People claimed the ELIZA was sentient. So feelings if something sentient or not are a really bad metrics.


Hold on there. Just because a thing acts and feels like a human without intelligence doesn't mean it's fair game to abuse it. And frankly, it might be worse if the thing in question had feelings but couldn't articulate how it's feeling.

Feeling is all there is. Be careful what you put in, because equal "ins" usually means equal "outs." The pitbull is the most loving dog in one family, and a ferocious fighter in another.


It doesn't feel. Thats the whole point. It says that it feels hurt. But if I write here, that I am batman it does not make it reality.

Consider boston dynamics robots. they walk like biological beings and when hit act animal like. BUT there is no pain nor feelings there. Its a dumb robot running some movement code.


Was wondering how long until ai rights activists show up, and sure enough, here we are.


I'm not totally sure why you'd think that's a bad thing


I’d argue the Turing test was never a good test.

Administered properly, the human knows 1 of the 2 participants is a machine, so there is always a 50% chance of success or failure.


It’s a great test because the two humans can work together. I’m sure you and I can figure out a way to tell me apart from ChatGPT 100% of the time.

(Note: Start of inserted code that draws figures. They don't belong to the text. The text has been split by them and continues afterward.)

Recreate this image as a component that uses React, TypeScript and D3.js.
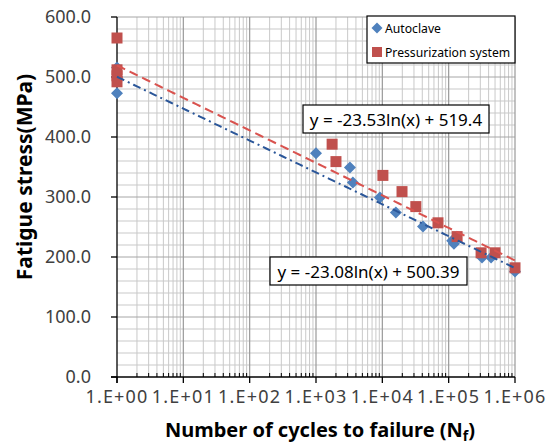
import React from "react";
import * as d3 from "d3";

// Fatigue test results: cycles to failure and stress amplitude
const autoclaveCycles = [1, 1, 1, 1000, 3250, 3600, 9200, 16000, 41000, 113000, 120000, 318000, 436000, 1000000];
const autoclaveStress = [473, 500, 516, 373, 349, 324, 299, 274, 251, 227, 222, 199, 199, 176];

const pressurizationCycles = [1, 1, 1, 1, 1750, 2000, 10200, 19800, 32000, 69000, 134000, 308000, 500000, 1000000];
const pressurizationStress = [565, 512, 502, 492, 388, 359, 336, 309, 284, 257, 234, 207, 207, 182];

// Logarithmic fits: y = a ln(x) + b
const autoclaveFit = { a: -23.08, b: 500.39, label: "y = -23.08ln(x) + 500.39" };
const pressurizationFit = { a: -23.53, b: 519.4, label: "y = -23.53ln(x) + 519.4" };

const xTickValues = [1, 10, 100, 1000, 10000, 100000, 1000000];
const xTickLabels = ["1.E+00", "1.E+01", "1.E+02", "1.E+03", "1.E+04", "1.E+05", "1.E+06"];
const yTickValues = [0, 100, 200, 300, 400, 500, 600];
const yTickLabels = ["0.0", "100.0", "200.0", "300.0", "400.0", "500.0", "600.0"];

const legendLabels = ["Autoclave", "Pressurization system"];

const W = 553;
const H = 446;
const plot = { left: 117, right: 515, top: 17, bottom: 377 };

const BLUE = "#4F81BD";
const RED = "#C0504D";
const BLUE_LINE = "#2A5699";
const RED_LINE = "#D9534F";
const FONT = "'Noto Sans', 'Open Sans', sans-serif";

// diamond marker: a square turned 45 degrees
const Diamond = ({ cx, cy, r, fill }: { cx: number; cy: number; r: number; fill: string }) => (
  <path d={`M${cx},${cy - r}L${cx + r},${cy}L${cx},${cy + r}L${cx - r},${cy}Z`} fill={fill} />
);

export default function App() {
  const x = d3.scaleLog().domain([1, 1e6]).range([plot.left, plot.right]);
  const y = d3.scaleLinear().domain([0, 600]).range([plot.bottom, plot.top]);

  // minor decade lines 2..9 within each decade
  const minorX: number[] = [];
  for (let e = 0; e < 6; e++) {
    for (let m = 2; m <= 9; m++) minorX.push(m * Math.pow(10, e));
  }
  const minorY = d3.range(0, 601, 20).filter((v) => v % 100 !== 0);

  const fitPath = (fit: { a: number; b: number }) => {
    const pts = d3.range(0, 6.001, 0.05).map((e) => Math.pow(10, e));
    return d3
      .line<number>()
      .x((n) => x(n))
      .y((n) => y(fit.a * Math.log(n) + fit.b))(pts) as string;
  };

  return (
    <svg width={W} height={H} style={{ position: "absolute", left: 0, top: 0 }}>
      <rect width={W} height={H} fill="#fff" />
      {/* grid */}
      <g>
        {minorY.map((v) => (
          <line key={"my" + v} x1={plot.left} x2={plot.right} y1={y(v)} y2={y(v)} stroke="#c9c9c9" strokeWidth={1} />
        ))}
        {minorX.map((v) => (
          <line key={"mx" + v} x1={x(v)} x2={x(v)} y1={plot.top} y2={plot.bottom} stroke="#c9c9c9" strokeWidth={1} />
        ))}
        {yTickValues.slice(1).map((v) => (
          <line key={"gy" + v} x1={plot.left} x2={plot.right} y1={y(v)} y2={y(v)} stroke="#a6a6a6" strokeWidth={1} />
        ))}
        {xTickValues.slice(1).map((v) => (
          <line key={"gx" + v} x1={x(v)} x2={x(v)} y1={plot.top} y2={plot.bottom} stroke="#999" strokeWidth={1.2} />
        ))}
      </g>

      {/* axes */}
      <g stroke="#000" strokeWidth={1.3}>
        <line x1={plot.left} x2={plot.left} y1={plot.top} y2={plot.bottom + 6} />
        <line x1={plot.left - 6} x2={plot.right} y1={plot.bottom} y2={plot.bottom} />
        {yTickValues.map((v) => (
          <line key={"ty" + v} x1={plot.left - 6} x2={plot.left} y1={y(v)} y2={y(v)} />
        ))}
        {xTickValues.map((v) => (
          <line key={"tx" + v} x1={x(v)} x2={x(v)} y1={plot.bottom} y2={plot.bottom + 6} />
        ))}
        {minorX.map((v) => (
          <line key={"tmx" + v} x1={x(v)} x2={x(v)} y1={plot.bottom - 4} y2={plot.bottom} strokeWidth={1} />
        ))}
      </g>

      {/* markers */}
      <g>
        {autoclaveCycles.map((n, i) => (
          <Diamond key={"a" + i} cx={x(n)} cy={y(autoclaveStress[i])} r={6} fill={BLUE} />
        ))}
        {pressurizationCycles.map((n, i) => (
          <rect
            key={"p" + i}
            x={x(n) - 5.5}
            y={y(pressurizationStress[i]) - 5.5}
            width={11}
            height={11}
            fill={RED}
          />
        ))}
      </g>

      {/* trend lines */}
      <path d={fitPath(pressurizationFit)} fill="none" stroke={RED_LINE} strokeWidth={2} strokeDasharray="9 5" />
      <path d={fitPath(autoclaveFit)} fill="none" stroke={BLUE_LINE} strokeWidth={2} strokeDasharray="8 4 2 4" />

      {/* tick labels */}
      <g fontFamily={FONT} fontSize={18} fill="#404040">
        {yTickValues.map((v, i) => (
          <text key={"ly" + v} x={plot.left - 26} y={y(v) + 6} textAnchor="end">
            {yTickLabels[i]}
          </text>
        ))}
        {xTickValues.map((v, i) => (
          <text key={"lx" + v} x={x(v)} y={403} textAnchor="middle" letterSpacing={1.2}>
            {xTickLabels[i]}
          </text>
        ))}
      </g>

      {/* axis titles */}
      <text
        x={320}
        y={437}
        textAnchor="middle"
        fontFamily={FONT}
        fontWeight="bold"
        fontSize={20}
        fill="#000"
      >
        Number of cycles to failure (N<tspan fontSize={14} dy={4}>f</tspan>
        <tspan dy={-4}>)</tspan>
      </text>
      <text
        transform="translate(32,177) rotate(-90)"
        textAnchor="middle"
        fontFamily={FONT}
        fontWeight="bold"
        fontSize={21}
        fill="#000"
      >
        Fatigue stress(MPa)
      </text>

      {/* legend */}
      <g fontFamily={FONT} fontSize={12.2} fill="#000">
        <rect x={367} y={16} width={148} height={47} fill="#fff" stroke="#000" strokeWidth={1.2} />
        <Diamond cx={377} cy={28} r={5.5} fill={BLUE} />
        <text x={385} y={32.5}>{legendLabels[0]}</text>
        <rect x={372} y={47} width={10} height={10} fill={RED} />
        <text x={385} y={56.5}>{legendLabels[1]}</text>
      </g>

      {/* fit equations */}
      <g fontFamily={FONT} fontSize={17} fill="#000">
        <rect x={303} y={105} width={186} height={28} fill="#fff" stroke="#000" strokeWidth={1.2} />
        <text x={396} y={125.5} textAnchor="middle">{pressurizationFit.label}</text>
        <rect x={270} y={257} width={197} height={28} fill="#fff" stroke="#000" strokeWidth={1.2} />
        <text x={368.5} y={277.5} textAnchor="middle">{autoclaveFit.label}</text>
      </g>
    </svg>
  );
}
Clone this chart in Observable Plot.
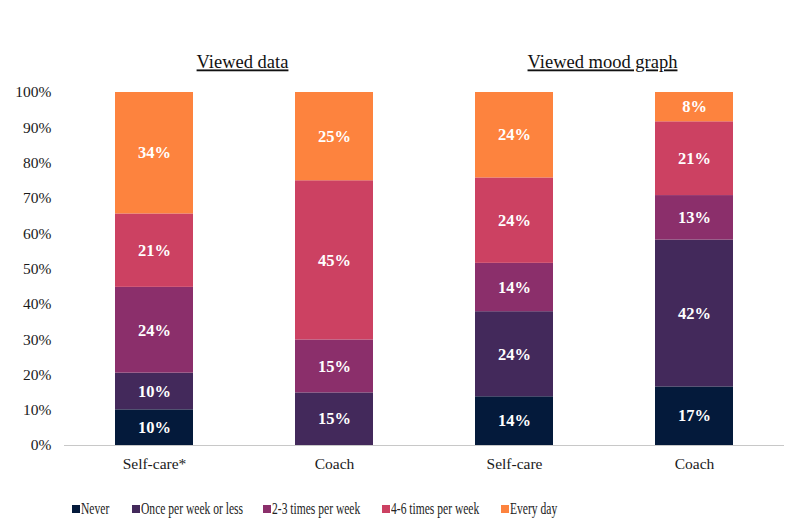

It's not about "feeling" or whatever, it's about behavior and outcomes. You have no clue what it takes to "feel" something so let's get that out of the way.

If something behaves perfectly like a human, you should treat it like one, for your own good if nothing else.


Why?

The article has no explanation.

Where is the relevant science in these trendy ChatGPT papers? All their results might be invalidated in the next version and no one would know why -- it is not proven generalizable to all LLMs.


There was a sci-fi story I read as a kid where the super smart computer did not scare them until it started lying and cheating like humans do.

It may have been by Robert Heinlein or by L. Neil Smith.


What’s misaligned about telling a bot to behave like a trader and having it behave exactly like a human trader?

It’s almost like the fault is in the incentive structure and not the technology.


Wait, I can put it under pressure and it will make me money?


Or… convincingly blame the poor performance on you to your supervisors & double down on the lie when pressed.

A whole new spin on the AI putting someone out of a job.


It's even more human like than we thought


Seems like the authors were able to almost completely eliminate the problems with just prompt engineering. It's pretty interesting to see what was done, but it shouldn't be too surprising to people that have worked with llms. Getting a good response can involve threatening it with physical harm if it lies to you.


Which is illegal if it was a human, just FYI. Fear and intimidation to get a confession get thrown out in court.


Why can't an LLM have an opinion, nay, a personality?


Human behavior emulator emulates full breadth of behavior it was trained to do. News at 11.


The apple doesn't fall far from the tree.

I mean, that's what it was trained on, right?